** BEGIN **

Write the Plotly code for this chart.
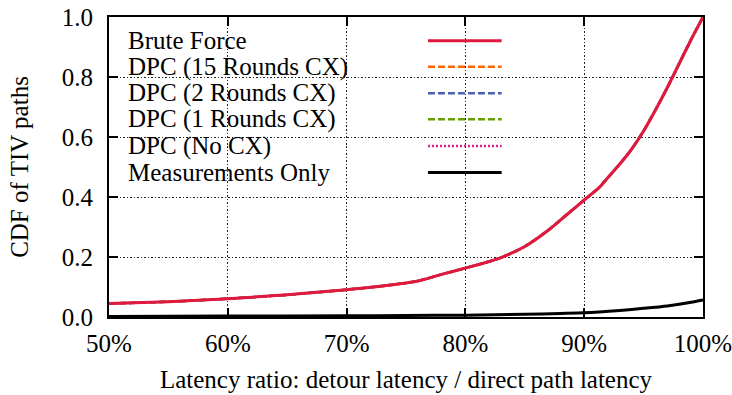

** END **
** BEGIN **

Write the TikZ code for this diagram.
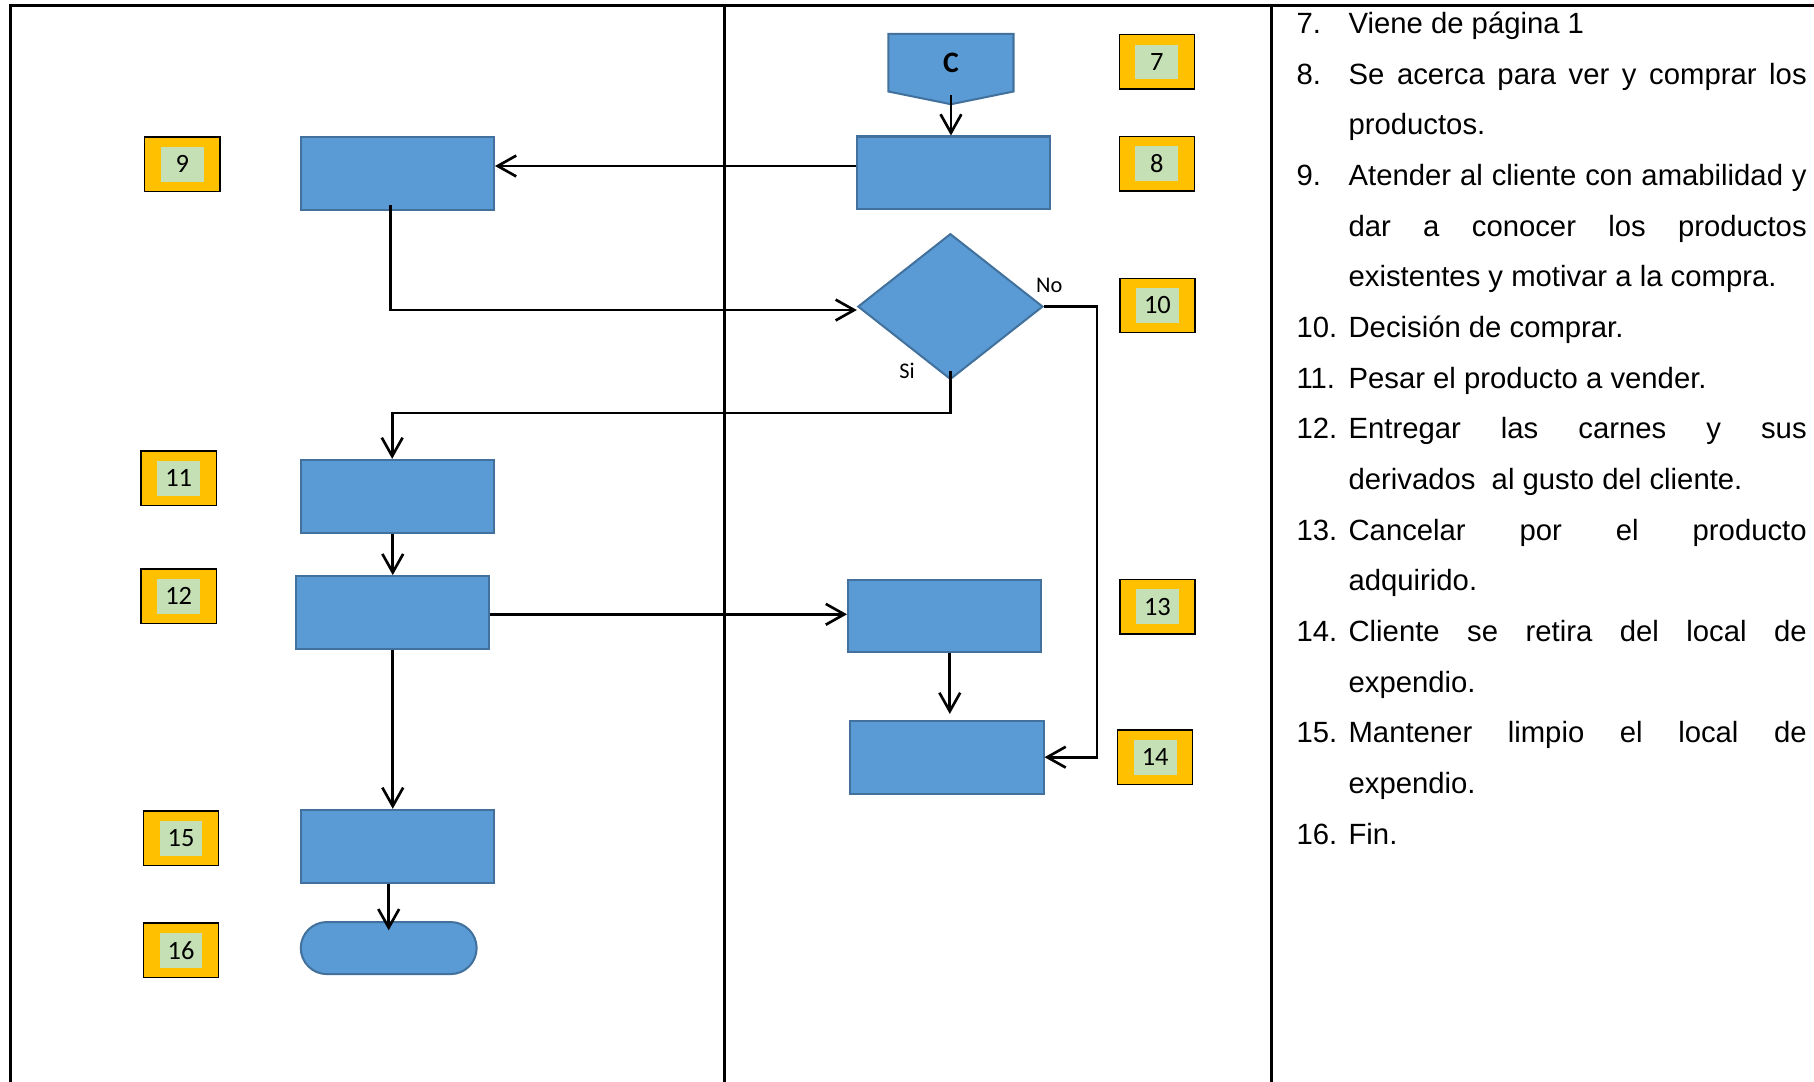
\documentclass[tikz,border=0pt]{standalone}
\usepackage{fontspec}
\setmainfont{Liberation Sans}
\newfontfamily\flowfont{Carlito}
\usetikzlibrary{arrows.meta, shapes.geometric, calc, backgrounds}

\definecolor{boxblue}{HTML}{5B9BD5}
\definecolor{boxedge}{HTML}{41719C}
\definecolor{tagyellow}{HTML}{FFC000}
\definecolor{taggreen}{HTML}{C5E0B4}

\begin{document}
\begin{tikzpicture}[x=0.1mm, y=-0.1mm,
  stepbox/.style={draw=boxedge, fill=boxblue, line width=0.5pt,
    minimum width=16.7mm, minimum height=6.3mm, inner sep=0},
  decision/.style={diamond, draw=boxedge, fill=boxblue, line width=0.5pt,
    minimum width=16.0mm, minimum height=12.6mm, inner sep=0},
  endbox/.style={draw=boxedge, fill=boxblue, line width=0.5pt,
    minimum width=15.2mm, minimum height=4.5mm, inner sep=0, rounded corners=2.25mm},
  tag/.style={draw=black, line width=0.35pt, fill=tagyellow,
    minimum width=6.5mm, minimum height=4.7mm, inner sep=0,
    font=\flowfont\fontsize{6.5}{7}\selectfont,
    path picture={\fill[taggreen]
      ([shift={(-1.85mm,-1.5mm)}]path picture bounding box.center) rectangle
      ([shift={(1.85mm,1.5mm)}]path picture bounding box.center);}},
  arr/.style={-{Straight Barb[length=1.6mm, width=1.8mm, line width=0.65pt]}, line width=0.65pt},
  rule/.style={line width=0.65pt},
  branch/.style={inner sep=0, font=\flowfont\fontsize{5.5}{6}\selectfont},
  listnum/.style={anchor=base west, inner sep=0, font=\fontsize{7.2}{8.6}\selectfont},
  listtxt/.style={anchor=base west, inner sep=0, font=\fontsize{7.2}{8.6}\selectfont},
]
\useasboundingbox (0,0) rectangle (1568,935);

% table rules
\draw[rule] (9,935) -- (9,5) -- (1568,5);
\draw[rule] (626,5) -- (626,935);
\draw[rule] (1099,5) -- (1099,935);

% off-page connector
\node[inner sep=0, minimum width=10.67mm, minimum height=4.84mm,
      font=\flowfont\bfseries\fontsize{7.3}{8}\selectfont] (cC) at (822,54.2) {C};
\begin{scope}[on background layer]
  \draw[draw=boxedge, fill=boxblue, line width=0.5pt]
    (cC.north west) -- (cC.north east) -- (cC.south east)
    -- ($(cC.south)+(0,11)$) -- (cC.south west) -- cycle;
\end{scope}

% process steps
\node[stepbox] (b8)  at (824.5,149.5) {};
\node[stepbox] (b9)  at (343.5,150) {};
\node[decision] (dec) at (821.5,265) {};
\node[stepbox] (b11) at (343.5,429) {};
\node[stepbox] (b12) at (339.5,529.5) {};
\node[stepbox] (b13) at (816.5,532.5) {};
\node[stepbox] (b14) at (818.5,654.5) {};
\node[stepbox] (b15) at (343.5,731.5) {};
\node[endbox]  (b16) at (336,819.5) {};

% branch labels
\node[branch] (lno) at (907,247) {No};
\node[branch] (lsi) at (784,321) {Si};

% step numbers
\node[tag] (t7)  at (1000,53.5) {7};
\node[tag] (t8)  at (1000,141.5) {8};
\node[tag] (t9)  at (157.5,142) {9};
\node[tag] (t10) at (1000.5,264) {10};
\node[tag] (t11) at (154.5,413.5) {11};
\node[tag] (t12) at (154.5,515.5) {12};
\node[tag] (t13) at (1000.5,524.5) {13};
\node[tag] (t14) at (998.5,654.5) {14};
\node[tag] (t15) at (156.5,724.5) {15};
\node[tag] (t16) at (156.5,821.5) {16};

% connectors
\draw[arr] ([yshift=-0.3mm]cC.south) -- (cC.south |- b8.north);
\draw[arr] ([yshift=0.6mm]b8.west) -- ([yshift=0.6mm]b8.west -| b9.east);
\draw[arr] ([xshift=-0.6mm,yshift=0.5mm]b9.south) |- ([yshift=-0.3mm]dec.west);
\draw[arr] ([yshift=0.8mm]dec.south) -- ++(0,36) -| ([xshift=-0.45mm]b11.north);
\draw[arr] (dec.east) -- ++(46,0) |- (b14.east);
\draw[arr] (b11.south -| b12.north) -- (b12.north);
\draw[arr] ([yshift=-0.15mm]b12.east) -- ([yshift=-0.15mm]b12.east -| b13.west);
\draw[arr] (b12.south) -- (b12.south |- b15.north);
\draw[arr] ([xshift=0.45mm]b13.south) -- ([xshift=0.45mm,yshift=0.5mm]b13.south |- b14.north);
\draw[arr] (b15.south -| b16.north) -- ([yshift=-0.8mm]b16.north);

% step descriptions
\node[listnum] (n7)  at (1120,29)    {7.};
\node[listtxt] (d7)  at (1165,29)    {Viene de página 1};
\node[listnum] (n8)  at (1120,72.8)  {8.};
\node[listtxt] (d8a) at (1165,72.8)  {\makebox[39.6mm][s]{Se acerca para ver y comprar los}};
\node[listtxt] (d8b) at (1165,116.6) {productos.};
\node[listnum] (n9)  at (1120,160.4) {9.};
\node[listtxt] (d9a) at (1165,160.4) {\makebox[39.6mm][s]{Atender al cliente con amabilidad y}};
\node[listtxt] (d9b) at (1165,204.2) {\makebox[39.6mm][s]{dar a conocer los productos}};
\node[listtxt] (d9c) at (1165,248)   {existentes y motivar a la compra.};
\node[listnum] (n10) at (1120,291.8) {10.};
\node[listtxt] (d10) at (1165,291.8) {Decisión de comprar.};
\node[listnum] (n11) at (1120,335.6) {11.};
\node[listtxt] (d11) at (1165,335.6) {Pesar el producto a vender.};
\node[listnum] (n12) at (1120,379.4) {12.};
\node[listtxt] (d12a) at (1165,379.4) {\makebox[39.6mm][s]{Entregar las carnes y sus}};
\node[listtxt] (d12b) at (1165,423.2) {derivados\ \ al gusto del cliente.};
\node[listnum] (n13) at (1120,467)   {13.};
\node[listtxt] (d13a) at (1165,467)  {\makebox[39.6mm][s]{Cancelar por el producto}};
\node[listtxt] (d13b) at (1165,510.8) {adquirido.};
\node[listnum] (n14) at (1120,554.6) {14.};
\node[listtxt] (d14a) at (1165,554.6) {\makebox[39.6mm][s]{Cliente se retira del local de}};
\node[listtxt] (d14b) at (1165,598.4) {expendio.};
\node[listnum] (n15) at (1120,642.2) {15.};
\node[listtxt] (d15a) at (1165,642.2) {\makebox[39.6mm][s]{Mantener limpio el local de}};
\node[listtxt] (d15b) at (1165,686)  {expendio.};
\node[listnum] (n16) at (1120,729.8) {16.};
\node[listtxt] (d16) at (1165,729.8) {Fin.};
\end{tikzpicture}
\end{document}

** END **

What needs to be done »
Say how many lines of the data include the word "this". Respond with the number alone.

Exercise solution »
2